Frame: Palestinians are the likely perpetrators. It is not expected that Israeli citizens would have caused harm.

b-     “The Shin Bet agents penetrate the closed world of Jerusalem yeshivas to track down the killers – an Orthodox man and his two teenage nephews who lived on the margin of Israeli society and were neither the usual suspects.”

Frame: Again, Israeli citizens who cause harm are on the margins of society. Arabs are the usual suspects.

c-      Sourcing Boaz Kukia and Robi Damelin, both parents to deceased Israeli soldiers.

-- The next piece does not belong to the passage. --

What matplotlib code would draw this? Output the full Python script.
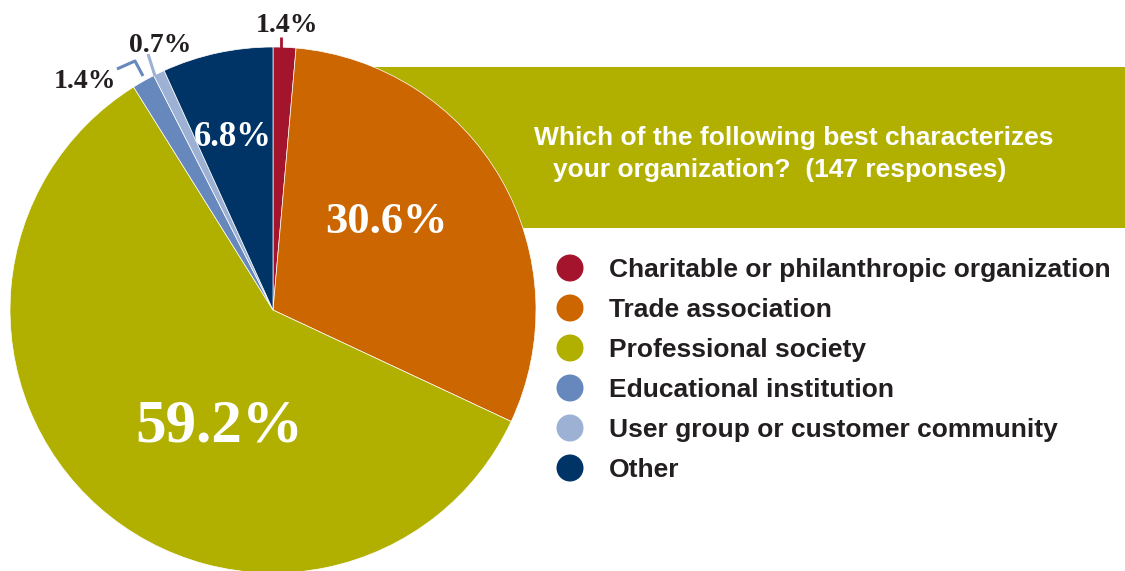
import matplotlib
matplotlib.use("Agg")
import matplotlib.pyplot as plt
from matplotlib.patches import Rectangle, Circle

# Survey data
categories = [
    "Charitable or philanthropic organization",
    "Trade association",
    "Professional society",
    "Educational institution",
    "User group or customer community",
    "Other",
]
shares = [1.4, 30.6, 59.2, 1.4, 0.7, 6.8]
colors = ["#A5142D", "#CC6600", "#B1B000", "#6688BC", "#9DB1D4", "#013466"]
title_lines = ["Which of the following best characterizes",
               "your organization?  (147 responses)"]

W, H = 1125, 571
fig = plt.figure(figsize=(W / 100, H / 100), dpi=100)
ax = fig.add_axes([0, 0, 1, 1])


def Y(py):
    """Convert a top-down pixel row to axis y."""
    return H - py


# Olive title banner sitting behind the pie
ax.add_patch(Rectangle((273, Y(228)), W - 273, 228 - 67,
                       facecolor="#B1B000", edgecolor="none", zorder=1))

cx, cy, R = 273, Y(310), 263
wedges, _ = ax.pie(shares, colors=colors, startangle=90, counterclock=False,
                   radius=R, center=(cx, cy),
                   wedgeprops=dict(edgecolor="white", linewidth=0.5, zorder=2))
for w in wedges:
    w.set_zorder(2)

ax.set_xlim(0, W)
ax.set_ylim(0, H)
ax.set_aspect("equal")
ax.axis("off")

serif = ["Liberation Serif", "DejaVu Serif"]
sans = ["Liberation Sans", "DejaVu Sans"]
dark = "#231F20"

# Value labels: (index, x, y, size, colour)
label_spots = [
    (0, 287, 26, 20, dark),
    (1, 386, 222, 32, "white"),
    (2, 219, 427, 44, "white"),
    (3, 85, 81, 20, dark),
    (4, 160, 45, 20, dark),
    (5, 233, 137, 25, "white"),
]
for i, x, y, size, col in label_spots:
    ax.text(x, Y(y), f"{shares[i]}%", ha="center", va="center",
            fontsize=size, fontweight="bold", family=serif, color=col, zorder=4)

# Leader lines for the thin slices
ax.plot([281, 281], [Y(37), Y(48)], color=colors[0], lw=2, zorder=3,
        solid_capstyle="butt")
ax.plot([117, 135, 143], [Y(69), Y(61), Y(76)], color=colors[3], lw=2.2,
        zorder=3, solid_capstyle="butt")
ax.plot([148, 155], [Y(54), Y(76)], color=colors[4], lw=2.2, zorder=3,
        solid_capstyle="butt")

# Banner title
ax.text(534, Y(138), title_lines[0], ha="left", va="center", fontsize=19,
        fontweight="bold", family=sans, color="white", zorder=4)
ax.text(553, Y(170), title_lines[1], ha="left", va="center", fontsize=19,
        fontweight="bold", family=sans, color="white", zorder=4)

# Legend with round swatches
row0, step = 268, 40
for k, (name, col) in enumerate(zip(categories, colors)):
    yy = Y(row0 + k * step)
    ax.add_patch(Circle((570, yy), 13.5, facecolor=col, edgecolor="none",
                        zorder=4))
    ax.text(609, yy - 2, name, ha="left", va="center", fontsize=19,
            fontweight="bold", family=sans, color=dark, zorder=4)

fig.savefig("out.png", dpi=100)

Frame: Kershner provides an opportunity to reaffirm the narrative that places Palestinians at the heart of violence. Kukia’s son “was stabbed to death” and Damelin’s son “was killed by a Palestinian sniper.” The author fails to recount similar stories of Palestinian parents who have experienced the death of their children at the hands of Israeli soldiers, nor of those who have been subjected to arrests and ransacking campaigns by Israelis after the disappearance of the three settlers which sparked the killing of Muhammad Abu Khdeir.

 

Kershner misses the deeper underlying issue – the dehumanization of Palestinians. Instead, she repeats the narrative of the “anguish” Israelis suffer at the hands of Palestinians, who are always framed as the likely perpetrators

Moreover, nowhere in this article, or anywhere else in the New York Times’ ongoing coverage of violence in Palestine, is there any recognition of the lopsided casualty tolls. In the 2008-09, 2012 and 2014 Israeli assaults on Gaza, a total of 3804 Palestinians were killed, most of them civilians and over 1000 of them minors, as against 87 Israelis, the great majority of them military personnel engaged in attacking Gaza, a ratio of 43:1. This ratio, and other similar ones, should be at the top of every media story about violence between Israelis and Palestinians, unless the operational assumption is that some lives are more valuable than others.